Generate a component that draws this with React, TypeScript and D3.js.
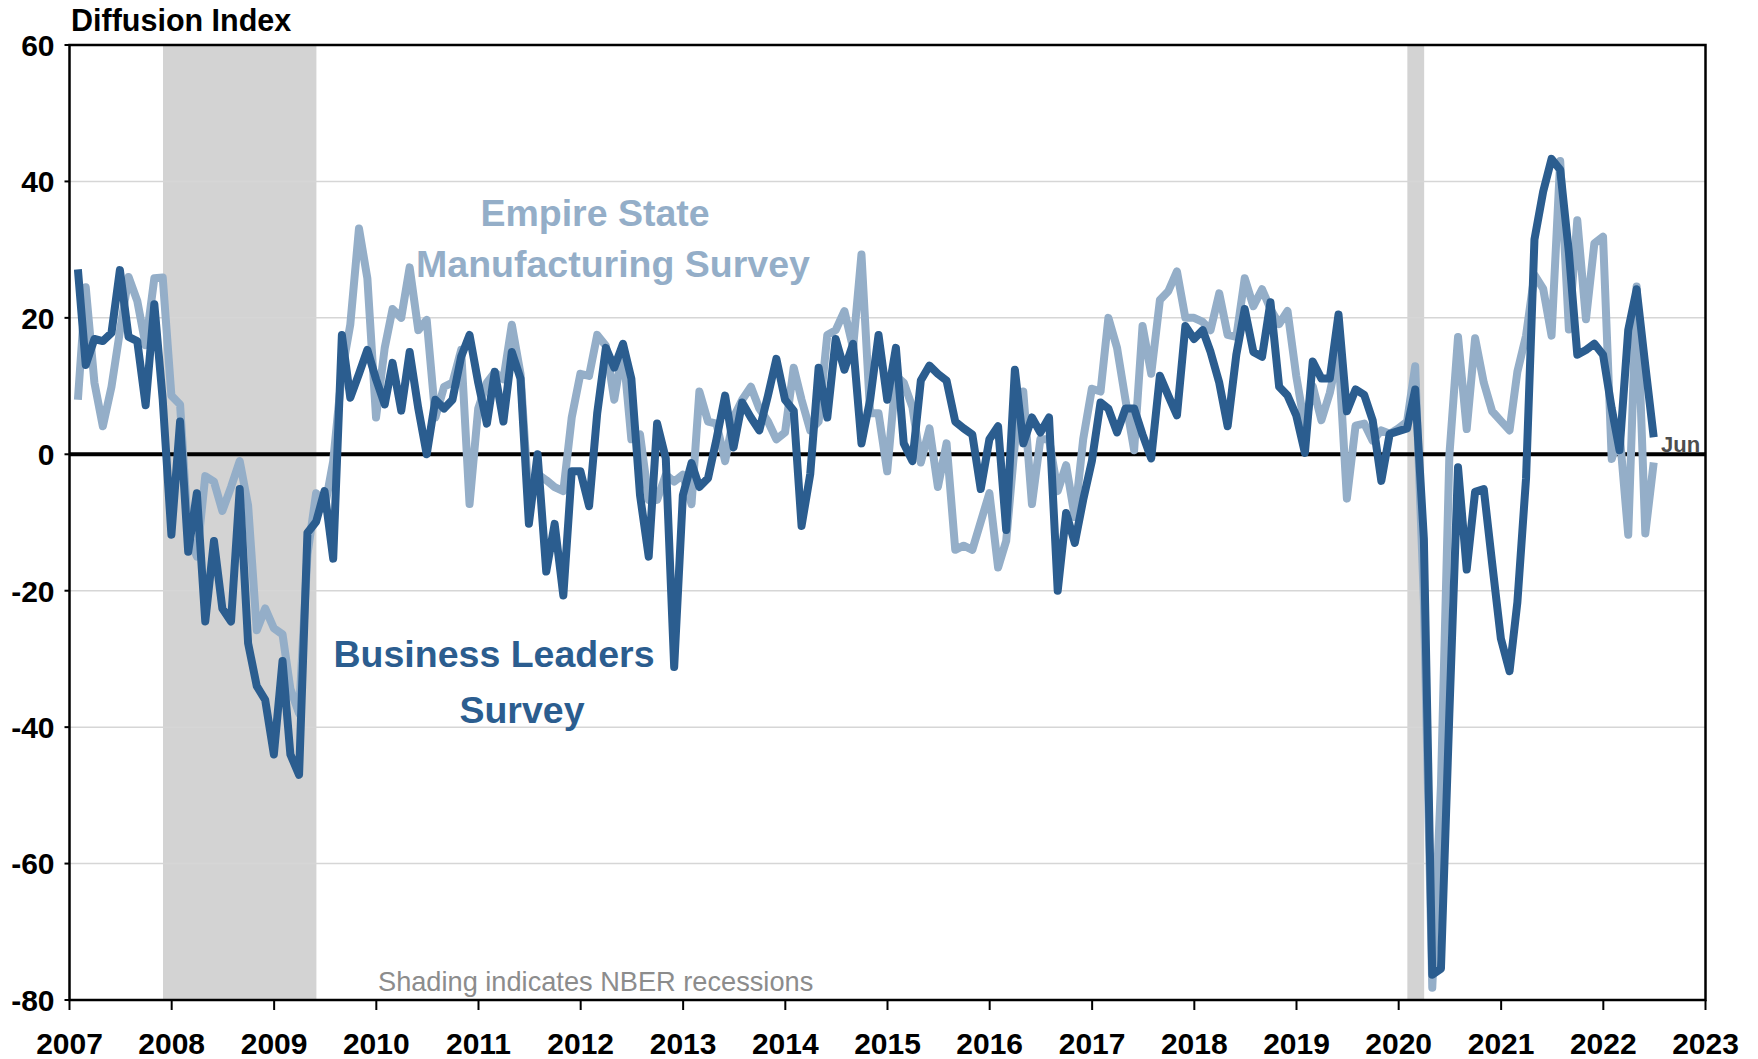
import React, { useRef, useEffect } from "react";
import * as d3 from "d3";

// monthly readings, Jan 2007 .. Jun 2022
const startYear = 2007;

const businessLeaders = [
  27.1, 13.1, 16.9, 16.6, 17.8, 27.0, 17.2, 16.6, 7.2, 22.0, 8.0, -11.8,
  4.8, -14.3, -5.7, -24.5, -12.7, -22.6, -24.5, -5.1, -27.7, -34.0, -36.0, -44.0,
  -30.3, -44.0, -47.0, -11.5, -9.9, -5.4, -15.3, 17.5, 8.3, 11.8, 15.3, 11.0,
  7.3, 13.4, 6.4, 15.0, 6.7, 0.0, 8.0, 6.7, 8.0, 14.3, 17.5, 10.5,
  4.5, 12.1, 4.8, 15.0, 11.1, -10.2, 0.0, -17.2, -10.2, -20.7, -2.5, -2.5,
  -7.6, 6.0, 15.6, 12.7, 16.2, 11.1, -6.0, -15.0, 4.5, -0.6, -31.2, -6.0,
  -1.3, -4.8, -3.5, 2.2, 8.6, 1.0, 7.6, 5.4, 3.5, 8.6, 14.0, 8.0,
  6.4, -10.5, -2.9, 12.7, 5.4, 16.9, 12.4, 16.2, 1.6, 8.0, 17.5, 8.0,
  15.6, 1.6, -1.0, 10.8, 13.0, 11.8, 10.8, 4.8, 3.8, 2.9, -5.1, 2.2,
  4.1, -11.1, 12.4, 1.6, 5.4, 3.2, 5.4, -20.0, -8.6, -13.0, -6.7, -1.0,
  7.6, 6.7, 3.2, 6.7, 6.7, 2.9, -0.6, 11.5, 8.6, 5.7, 18.8, 16.9,
  18.2, 15.0, 10.5, 4.1, 14.6, 21.3, 15.0, 14.3, 22.3, 9.9, 8.6, 5.7,
  0.2, 13.6, 11.1, 11.1, 20.5, 6.3, 9.5, 8.7, 5.0, -3.9, 3.0, 3.4,
  3.8, 9.5, -12.4, -76.3, -75.4, -38.0, -1.9, -16.9, -5.5, -5.1, -16.0, -27.0,
  -31.8, -21.7, -3.5, 31.5, 38.5, 43.3, 41.7, 29.6, 14.6, 15.3, 16.2, 14.6,
  6.7, 0.6, 18.2, 24.2, 13.0, 2.5,
];

const empireState = [
  8.0, 24.5, 10.5, 4.1, 9.9, 18.0, 26.0, 22.5, 16.0, 25.8, 25.9, 8.6,
  7.3, -11.7, -15.0, -3.2, -4.0, -8.3, -4.8, -1.0, -7.5, -25.8, -22.6, -25.5,
  -26.4, -34.4, -38.0, -14.7, -5.7, -8.0, -1.0, 12.0, 19.0, 33.1, 25.8, 5.4,
  15.6, 21.3, 20.0, 27.4, 18.2, 19.7, 5.4, 9.9, 10.5, 15.3, -7.3, 6.7,
  10.5, 12.0, 11.0, 19.0, 11.8, -7.0, -2.9, -3.8, -4.8, -5.4, 5.4, 11.8,
  11.5, 17.5, 15.9, 8.0, 15.6, 2.2, 2.9, -6.7, -6.7, -3.0, -4.0, -3.0,
  -7.3, 9.2, 4.8, 4.5, -1.0, 5.4, 8.0, 9.9, 6.7, 4.8, 2.2, 3.2,
  12.7, 8.0, 3.5, 4.8, 17.5, 18.2, 21.0, 15.6, 29.3, 6.0, 6.0, -2.5,
  11.5, 10.5, 6.9, -1.2, 3.8, -4.8, 1.6, -14.0, -13.4, -14.0, -9.9, -5.7,
  -16.6, -12.7, 1.6, 9.2, -7.3, 2.2, 2.2, -5.4, -1.6, -9.2, 2.2, 9.6,
  9.2, 20.0, 15.6, 8.0, 0.6, 18.8, 11.8, 22.6, 23.9, 26.8, 20.0, 20.0,
  19.4, 18.2, 23.6, 17.5, 17.2, 25.8, 21.7, 24.2, 21.3, 19.1, 21.0, 11.5,
  4.0, 10.0, 5.0, 9.0, 15.0, -6.5, 4.2, 4.5, 2.0, 3.5, 3.0, 3.8,
  4.8, 12.9, -21.5, -78.2, -48.5, -0.2, 17.2, 3.7, 17.0, 10.5, 6.3, 4.9,
  3.5, 12.1, 17.4, 26.3, 24.3, 17.4, 43.0, 18.3, 34.3, 19.8, 30.9, 31.9,
  -0.7, 3.1, -11.8, 24.6, -11.6, -1.2,
];

const yearTicks = [
  2007, 2008, 2009, 2010, 2011, 2012, 2013, 2014, 2015,
  2016, 2017, 2018, 2019, 2020, 2021, 2022, 2023,
];
const yTicks = [60, 40, 20, 0, -20, -40, -60, -80];
const gridValues = [40, 20, -20, -40, -60];

// NBER recessions [start, end]
const recessions: [Date, Date][] = [
  [new Date(2007, 11, 1), new Date(2009, 5, 1)],
  [new Date(2020, 1, 1), new Date(2020, 3, 1)],
];

const DARK = "#2b5d8f";
const LIGHT = "#94aec8";
const FONT = "'Liberation Sans', Arial, Helvetica, sans-serif";

const App = () => {
  const svgRef = useRef<SVGSVGElement>(null);
  const width = 1758;
  const height = 1059;

  useEffect(() => {
    const svg = d3.select(svgRef.current);
    svg.selectAll("*").remove();

    const margin = { top: 45, right: 52.5, bottom: 59, left: 69.5 };

    const x = d3
      .scaleTime()
      .domain([new Date(2007, 0, 1), new Date(2023, 0, 1)])
      .range([margin.left, width - margin.right]);

    const y = d3
      .scaleLinear()
      .domain([-80, 60])
      .range([height - margin.bottom, margin.top]);

    // each monthly reading sits at the end of its month
    const monthDate = (i: number) => new Date(startYear, i + 1, 0);

    const dark = businessLeaders.map((v, i) => ({ date: monthDate(i), value: v }));
    const light = empireState.map((v, i) => ({ date: monthDate(i), value: v }));

    // recession shading
    svg
      .append("g")
      .selectAll("rect")
      .data(recessions)
      .join("rect")
      .attr("x", (d) => x(d[0]))
      .attr("y", y(60))
      .attr("width", (d) => x(d[1]) - x(d[0]))
      .attr("height", y(-80) - y(60))
      .attr("fill", "#d3d3d3");

    // gridlines
    svg
      .append("g")
      .selectAll("line")
      .data(gridValues)
      .join("line")
      .attr("x1", x.range()[0])
      .attr("x2", x.range()[1])
      .attr("y1", (d) => y(d))
      .attr("y2", (d) => y(d))
      .attr("stroke", "#d6d6d6")
      .attr("stroke-width", 1.5);

    // zero line
    svg
      .append("line")
      .attr("x1", x.range()[0])
      .attr("x2", x.range()[1])
      .attr("y1", y(0))
      .attr("y2", y(0))
      .attr("stroke", "#000")
      .attr("stroke-width", 4);

    const line = d3
      .line<{ date: Date; value: number }>()
      .x((d) => x(d.date))
      .y((d) => y(d.value));

    svg
      .append("path")
      .datum(light)
      .attr("d", line)
      .attr("fill", "none")
      .attr("stroke", LIGHT)
      .attr("stroke-width", 8)
      .attr("stroke-linejoin", "round");

    svg
      .append("path")
      .datum(dark)
      .attr("d", line)
      .attr("fill", "none")
      .attr("stroke", DARK)
      .attr("stroke-width", 8)
      .attr("stroke-linejoin", "round");

    // frame
    svg
      .append("rect")
      .attr("x", x.range()[0])
      .attr("y", y(60))
      .attr("width", x.range()[1] - x.range()[0])
      .attr("height", y(-80) - y(60))
      .attr("fill", "none")
      .attr("stroke", "#000")
      .attr("stroke-width", 2.5);

    // y axis ticks + labels
    const yAxis = svg.append("g");
    yAxis
      .selectAll("line")
      .data(yTicks)
      .join("line")
      .attr("x1", x.range()[0] - 5)
      .attr("x2", x.range()[0])
      .attr("y1", (d) => y(d))
      .attr("y2", (d) => y(d))
      .attr("stroke", "#000")
      .attr("stroke-width", 2);
    yAxis
      .selectAll("text")
      .data(yTicks)
      .join("text")
      .attr("x", x.range()[0] - 15)
      .attr("y", (d) => y(d))
      .attr("dy", "0.36em")
      .attr("text-anchor", "end")
      .attr("font-family", FONT)
      .attr("font-size", 30)
      .attr("font-weight", "bold")
      .attr("fill", "#000")
      .text((d) => d);

    // x axis ticks + labels
    const xAxis = svg.append("g");
    xAxis
      .selectAll("line")
      .data(yearTicks)
      .join("line")
      .attr("x1", (d) => x(new Date(d, 0, 1)))
      .attr("x2", (d) => x(new Date(d, 0, 1)))
      .attr("y1", y(-80))
      .attr("y2", y(-80) + 10)
      .attr("stroke", "#000")
      .attr("stroke-width", 2);
    xAxis
      .selectAll("text")
      .data(yearTicks)
      .join("text")
      .attr("x", (d) => x(new Date(d, 0, 1)))
      .attr("y", 1054)
      .attr("text-anchor", "middle")
      .attr("font-family", FONT)
      .attr("font-size", 30)
      .attr("font-weight", "bold")
      .attr("fill", "#000")
      .text((d) => d);

    // title
    svg
      .append("text")
      .attr("x", 71)
      .attr("y", 31)
      .attr("font-family", FONT)
      .attr("font-size", 30.5)
      .attr("font-weight", "bold")
      .attr("fill", "#000")
      .text("Diffusion Index");

    // series labels
    const label = (txt: string, cx: number, cy: number, color: string) =>
      svg
        .append("text")
        .attr("x", cx)
        .attr("y", cy)
        .attr("text-anchor", "middle")
        .attr("font-family", FONT)
        .attr("font-size", 37.5)
        .attr("font-weight", "bold")
        .attr("fill", color)
        .text(txt);

    label("Empire State", 595, 226, LIGHT);
    label("Manufacturing Survey", 613, 277, LIGHT);
    label("Business Leaders", 494, 667, DARK);
    label("Survey", 522, 723, DARK);

    // last-month marker
    svg
      .append("text")
      .attr("x", 1661)
      .attr("y", 452)
      .attr("font-family", FONT)
      .attr("font-size", 22)
      .attr("font-weight", "bold")
      .attr("fill", "#4d4d4d")
      .text("Jun");

    svg
      .append("text")
      .attr("x", 378)
      .attr("y", 991)
      .attr("font-family", FONT)
      .attr("font-size", 27.2)
      .attr("fill", "#8c8c8c")
      .text("Shading indicates NBER recessions");
  }, []);

  return (
    <div style={{ position: "absolute", left: 0, top: 0, background: "#fff" }}>
      <svg ref={svgRef} width={width} height={height} />
    </div>
  );
};

export default App;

## Task prompt
Make an exact copy of the lines from the top of the material through the line with "const startYear = 2007;", pictures excluded.

## Correct output
Generate a component that draws this with React, TypeScript and D3.js.
import React, { useRef, useEffect } from "react";
import * as d3 from "d3";

// monthly readings, Jan 2007 .. Jun 2022
const startYear = 2007;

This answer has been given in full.